Chamber Music with More Wine and Fewer Stagehands

Chamber Music with More Wine and Fewer Stagehands

At home, I drink red wine while hearing things like the three carefully intertwined lines of counterpoint in the fourth movement of Mozart’s Divertimento for String Trio all the time, but being able to do so during a live performance makes the music breathe differently.

Written By

Frank J. Oteri

Frank J. Oteri is an ASCAP-award winning composer and music journalist. Among his compositions are Already Yesterday or Still Tomorrow for orchestra, the "performance oratorio" MACHUNAS, the 1/4-tone sax quartet Fair and Balanced?, and the 1/6-tone rock band suite Imagined Overtures. His compositions are represented by Black Tea Music. Oteri is the Vice President of the International Society for Contemporary Music (ISCM) and is Composer Advocate at New Music USA where he has been the Editor of its web magazine, NewMusicBox.org, since its founding in 1999.

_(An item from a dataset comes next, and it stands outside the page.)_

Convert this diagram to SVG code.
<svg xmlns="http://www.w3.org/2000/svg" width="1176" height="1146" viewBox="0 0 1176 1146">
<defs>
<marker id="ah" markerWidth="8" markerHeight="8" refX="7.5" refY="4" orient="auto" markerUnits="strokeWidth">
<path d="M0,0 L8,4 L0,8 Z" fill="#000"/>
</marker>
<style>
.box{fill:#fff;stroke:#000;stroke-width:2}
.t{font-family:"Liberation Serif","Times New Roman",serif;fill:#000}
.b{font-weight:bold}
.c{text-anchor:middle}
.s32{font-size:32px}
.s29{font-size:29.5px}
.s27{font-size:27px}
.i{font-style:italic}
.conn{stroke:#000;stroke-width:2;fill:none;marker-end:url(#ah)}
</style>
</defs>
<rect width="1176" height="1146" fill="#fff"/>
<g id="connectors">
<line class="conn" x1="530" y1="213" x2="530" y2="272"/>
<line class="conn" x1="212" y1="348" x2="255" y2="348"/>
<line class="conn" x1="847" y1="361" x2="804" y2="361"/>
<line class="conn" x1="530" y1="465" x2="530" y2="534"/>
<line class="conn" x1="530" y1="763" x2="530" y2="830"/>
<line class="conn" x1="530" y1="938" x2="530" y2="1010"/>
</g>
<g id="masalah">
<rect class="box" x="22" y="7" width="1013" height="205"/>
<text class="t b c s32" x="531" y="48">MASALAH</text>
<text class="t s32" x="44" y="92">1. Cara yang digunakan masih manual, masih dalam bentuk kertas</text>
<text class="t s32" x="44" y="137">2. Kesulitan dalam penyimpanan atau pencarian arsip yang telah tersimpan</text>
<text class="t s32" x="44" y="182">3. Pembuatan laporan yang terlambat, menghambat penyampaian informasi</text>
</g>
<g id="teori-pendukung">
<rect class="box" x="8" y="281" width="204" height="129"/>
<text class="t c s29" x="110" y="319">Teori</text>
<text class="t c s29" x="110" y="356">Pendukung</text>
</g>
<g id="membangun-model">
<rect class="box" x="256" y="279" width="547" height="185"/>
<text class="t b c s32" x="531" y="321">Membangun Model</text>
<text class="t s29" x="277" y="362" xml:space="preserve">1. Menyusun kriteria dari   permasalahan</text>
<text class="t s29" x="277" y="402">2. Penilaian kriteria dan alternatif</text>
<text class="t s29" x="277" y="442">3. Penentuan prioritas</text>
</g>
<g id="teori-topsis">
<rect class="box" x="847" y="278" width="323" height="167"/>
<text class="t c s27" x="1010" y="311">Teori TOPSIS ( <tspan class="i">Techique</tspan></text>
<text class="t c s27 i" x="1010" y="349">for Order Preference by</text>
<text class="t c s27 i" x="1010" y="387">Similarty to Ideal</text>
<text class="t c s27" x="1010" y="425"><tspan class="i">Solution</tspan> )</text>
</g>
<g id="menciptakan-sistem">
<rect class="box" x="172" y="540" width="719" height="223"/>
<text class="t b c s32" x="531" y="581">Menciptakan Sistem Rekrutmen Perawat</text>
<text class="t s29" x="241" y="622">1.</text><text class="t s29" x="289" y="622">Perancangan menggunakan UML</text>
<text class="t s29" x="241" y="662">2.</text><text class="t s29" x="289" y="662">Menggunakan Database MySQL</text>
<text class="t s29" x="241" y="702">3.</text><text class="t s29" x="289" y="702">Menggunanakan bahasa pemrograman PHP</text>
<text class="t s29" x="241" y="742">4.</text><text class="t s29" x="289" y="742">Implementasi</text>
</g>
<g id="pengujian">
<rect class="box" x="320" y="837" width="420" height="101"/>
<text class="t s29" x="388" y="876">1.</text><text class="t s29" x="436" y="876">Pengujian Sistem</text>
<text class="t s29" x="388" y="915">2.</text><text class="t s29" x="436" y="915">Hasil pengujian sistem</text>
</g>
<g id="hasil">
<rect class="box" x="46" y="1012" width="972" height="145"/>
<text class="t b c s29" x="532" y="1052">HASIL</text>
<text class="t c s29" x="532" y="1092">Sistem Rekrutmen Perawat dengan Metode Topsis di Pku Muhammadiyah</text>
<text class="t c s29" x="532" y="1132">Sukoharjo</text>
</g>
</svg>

Anyone who knows me would find it hard to believe that I attended a Mozart birthday concert this past weekend. Yet that’s exactly what I did on Saturday night. Since then I have a new found respect for live presentations of standard repertoire chamber music, even on so-called modern instruments! These days, this has been music I usually experience only on recordings (mostly featuring period instruments), my concert-attending time being mostly reserved for world premieres and other such fare. But, the secret was that this wonderful concert did not take place in a concert hall.

I learned at the Chamber Music America conference that the newly-formed Athabasca String Trio would be performing a brand new string trio by Andrew Waggoner. He and I had spoken a few times over the years but I’d never heard any of his music live, but I had fond memories of the string quartets that appeared on a CRI CD (which will hopefully get reissued by New World in the not-too-distant future). I’m also interested in writing a string trio myself. So I told the group’s violist, Tawnya Popoff, that I would attend. A few days later, she sent me an email telling me to RSVP and to bring a bottle of wine! What kind of a concert was this?

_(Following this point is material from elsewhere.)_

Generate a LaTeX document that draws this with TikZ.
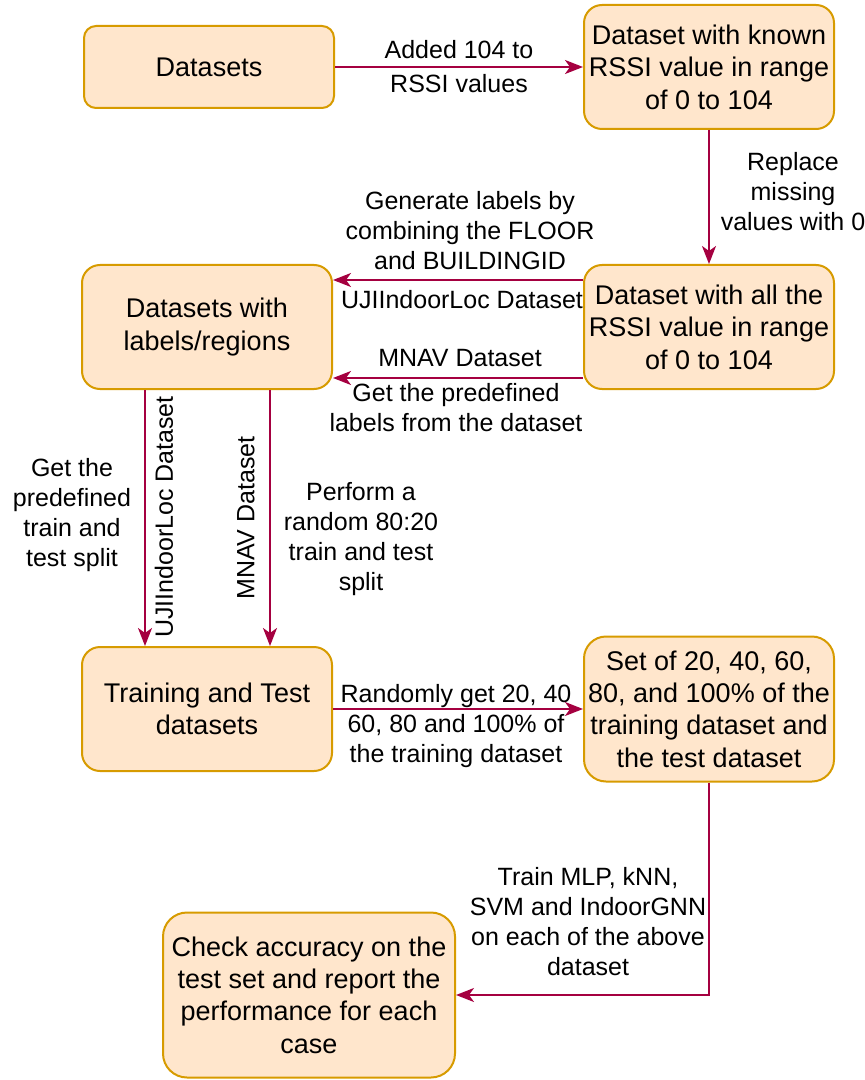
\documentclass[tikz,border=0pt]{standalone}
\usepackage{fontspec}
\setmainfont{Liberation Sans}
\usetikzlibrary{arrows.meta}
\definecolor{boxfill}{HTML}{FFE6CC}
\definecolor{boxdraw}{HTML}{D79B00}
\definecolor{arrowred}{HTML}{A50040}
\begin{document}
\begin{tikzpicture}[x=.5pt,y=-.5pt,
    hop/.style={draw=boxdraw,fill=boxfill,line width=1pt,rounded corners=9pt,
        align=center,inner sep=1pt,minimum width=125pt,minimum height=62pt,
        font=\fontsize{13.5}{16.2}\selectfont},
    nhan/.style={align=center,inner sep=0pt,font=\fontsize{12.5}{15}\selectfont},
    muiten/.style={draw=arrowred,line width=1pt,
        -{Stealth[length=9pt,width=7pt,inset=2.5pt]}}]
    \useasboundingbox (0,0) rectangle (864,1080);
    \path
    (209,67) node[hop,minimum height=41pt,rounded corners=6pt] (ds) {Datasets} % <<< hàng 1
    (709,67) node[hop] (known) {Dataset with known\\RSSI value in range\\of 0 to 104}
    (709,327) node[hop] (all) {Dataset with all the\\RSSI value in range\\of 0 to 104} % <<< hàng 2
    (207,327) node[hop] (lab) {Datasets with\\labels/regions}
    (207,709) node[hop] (trn) {Training and Test\\datasets} % <<< hàng 3
    (709,709) node[hop,minimum height=72.5pt,rounded corners=11pt] (set)
        {Set of 20, 40, 60,\\80, and 100\% of the\\training dataset and\\the test dataset}
    (309,995) node[hop,minimum width=146pt,minimum height=82.5pt,rounded corners=12pt] (chk)
        {Check accuracy on the\\test set and report the\\performance for each\\case}; % <<< hàng 4
    \path
    (793,192) node[nhan] (tRep) {Replace\\missing\\values with 0}
    (470,231) node[nhan] (tGen) {Generate labels by\\combining the FLOOR\\and BUILDINGID}
    (462,300) node[nhan] (tUji) {UJIIndoorLoc Dataset}
    (460,358) node[nhan] (tMna) {MNAV Dataset}
    (456,408) node[nhan] (tPre) {Get the predefined\\labels from the dataset}
    (72,515) node[nhan] (tSpl) {Get the\\predefined\\train and\\test split}
    (164,517) node[nhan,rotate=90] (tUjiV) {UJIIndoorLoc Dataset}
    (246,518) node[nhan,rotate=90] (tMnaV) {MNAV Dataset}
    (361,539) node[nhan] (tRnd) {Perform a\\random 80:20\\train and test\\split}
    (456,726) node[nhan] (tPct) {Randomly get 20, 40\\60, 80 and 100\% of\\the training dataset}
    (588,922) node[nhan] (tTrn) {Train MLP, kNN,\\SVM and IndoorGNN\\on each of the above\\dataset};
    \begin{scope}[muiten]
        \draw (ds)--node[nhan]{Added 104 to\\[2pt]RSSI values}(known);
        \draw (known)--(all);
        \draw ([yshift=23.5pt]all.west)--([yshift=23.5pt]lab.east);
        \draw ([yshift=-25.5pt]all.west)--([yshift=-25.5pt]lab.east);
        \draw ([xshift=-31pt]lab.south)--([xshift=-31pt]trn.north);
        \draw ([xshift=31.5pt]lab.south)--([xshift=31.5pt]trn.north);
        \draw (trn)--(set);
        \draw (set)|-(chk);
    \end{scope}
\end{tikzpicture}
\end{document}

Turns out that the “concert”—which featured two back-to-back performances of Waggoner’s brief but tremendous Aubade and Mozart’s monumental six-movement Divertimento K. 563—was the centerpiece of an elaborate dinner party given by Michael Tracy, a fan of classical music with a wonderful apartment and an impeccable sense of taste in art, food, and wine. A little over an hour after the party began, the chatty attendees who were scattered all over the place, grabbed foldable chairs, and miraculously transformed themselves into a remarkably attentive concert music audience. It’s never been so quiet in Avery Fisher Hall! Michael spoke briefly to ease the crowd into the music—many faces did not seem like the folks I see in the music venues I frequent—and then the performers did the rest. At home, I drink red wine while hearing things like the three carefully intertwined lines of counterpoint in the Divertimento’s fourth movement all the time, but being able to do so during a live performance made the music breathe differently. Isn’t this how chamber music is supposed to be experienced anyway? Then, after a little less than an hour’s worth of music, the apartment transformed back into a party and chatty conversations resumed only now music became their recurring theme.

On the other hand, last night was the second installment in my annual pilgrimage to Juilliard to attend the Focus Festival, a week-long saturation of contemporary music. This year’s theme is music composed in the past year, none of it yet available on recordings, so I’m basically camped out there every night this week. While there was a great deal of music that I was deeply moved by—there was a slow movement in a new piece for flute, clarinet, and piano by Derek Bermel that might be the most beautiful thing he’s ever written and the interplay between clarinet and string trio in Mario Davidovsky’s new Quartetto No. 4 is very impressive—I was less than moved by the trappings that this music comes with in such a presentation. The first piece on the program involved piano and percussion. The second was scored for just viola and harp. In the third, the piano returned to accompany viola and a singer. So, after the first piece, three guys had to come on stage to put the piano in the corner only to return a few minutes later after the second piece to bring it back for the third. The entire process took longer than some of the music. I don’t want to insult anyone here, but it felt like a Monty Python sketch. If this took place in certain clubs in the East Village, the audience would start throwing bottles at the stage!

And then there was the huge hall, which has better acoustics than most and is great for a large ensemble, but sometimes the quieter moments of the pieces on this chamber music program seemed like grains of sand on the beach, easily ignored when stepped on but unpleasant when they get into your clothing. There’s also no way to eliminate everyone’s personal sounds which are ironically even more pronounced in an environment where everyone is supposed to be quiet. Everyone’s always claiming there are no decent halls to play chamber music in this town; why not just play it in your own homes!